Showcase, now in its 41st year, takes place at the RDS from Sunday, January 22, to Wednesday, January 25, with retail buyers from the UK, US, mainland Europe, and the Far East coming to see what Irish designers and makers have to offer in homewares, jewellery, and fashion.
Organised by the Design & Crafts Council of Ireland and Showcase Ireland Events, it’s an ever-evolving production and one of many events the council organises to promote Irish design internationally, although Showcase is the original of the species and a stalwart of the promotional calendar.
It would be easy to think it’s simply an exhibition where exhibitors set up shop and hope for the best, but this belies the extent to which the organisers reach out across the globe to talk up the growing design sector, assisted by Enterprise Ireland.
The latter takes responsibility for promoting Showcase abroad, something that’s been helped by 2015’s designation as Year of Design.
“We took Irish designers and makers abroad and went to buyers rather than bringing people here, by taking part in exhibitions internationally, including New York,” says Brian McGee, market development director at the Design & Crafts Council of Ireland. “People said to us: ‘We had no idea you guys made this stuff in Ireland’.
“There’s been a lack of visibility but Year of Design has made a vast increase in our contact list and in building early stage relationships which has assisted in bringing people to Showcase. We had a 7% increase in attendance in 2016 and a 22% increase in orders.”
To bolster interest further, previews have already taken place with assistance from the Department of Foreign Affairs through Irish embassies in Paris, the Benelux countries, London, and in New York where it attracted well-known brands like Ralph Lauren Home.
In the course of the next week, the RDS will be transformed with a layout that has been planned with the buyer in mind. A section called Design Ireland will feature 90 leading contemporary Irish brands chosen by an independent jury for their creativity, innovation, and craftsmanship, with the criterion that all the products are designed and made in Ireland.

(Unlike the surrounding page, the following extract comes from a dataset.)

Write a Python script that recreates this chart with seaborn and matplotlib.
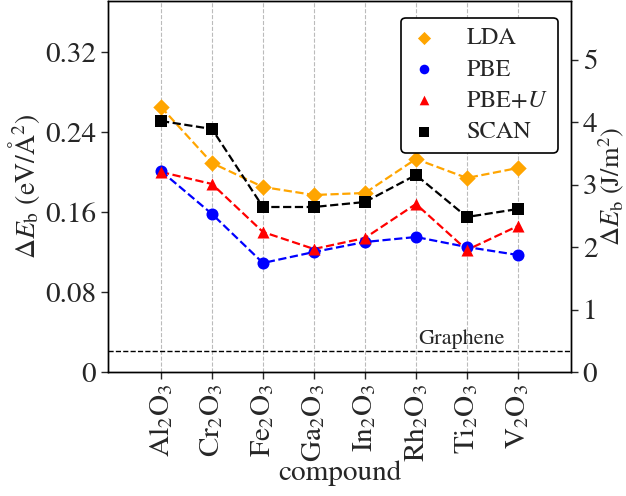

An Enterprise Zone, championing up to 100 newcomers, will occupy the balcony space in the main hall, and if it’s anything like previous years, it will give a strong flavour of ever-growing creativity, showing products ranging from art to felted craft.
Getting to participate in a show like this takes time, planning, and money, but assistance has been made available to emerging makers. “We train them up and get them ready to make the most out of it,” says McGee, “and they get backing from their local enterprise office.”
Following the success of knits last year as a special Showcase focus, textiles are being given a whole section this year, where the focus is on the development of new products.
“Our goal created collaborations and matched designers to work together or with a textile manufacturer,” explains McGee. “We found the year flies by and new things don’t get done when people are so busy, so we wanted to inspire designers to get involved with manufacturing, with us acting as a conduit to get people together and make things happen.”
Among these is scarfmaker Stable of Ireland, which has developed a bath towel and robe, and a table runner with place mat and napkin, with textile manufacturer Thomas Ferguson. Design-duo Superfolk has worked with Templemoyle Mills — which makes products for big brands like Burburry — to design and produce a room divider and a lamp shade in waxed cotton.
Mayo-based weaver Wild Cocoon has collaborated with furniture maker Cooper Handcrafted to make an oak bench upholstered with luxurious textiles.
Kathryn Davey, who learned how to work with textiles and natural dyes while living in California, has collaborated with Emblem Weavers to achieve beautiful dyes from the cone of the alder tree and has now used these in the design of a cushion cover.
Fashion and floors seem to be an unlikely pairing but is proving successful for Wexford-based Ceadogán who has made a new rug with fashion designer, Helen Steele.
Expect also to see makers who are establishing themselves, like Copper Handcrafted Furniture which makes small accent pieces like desks and stools, but there are old favourites too, like Jerpoint Glass.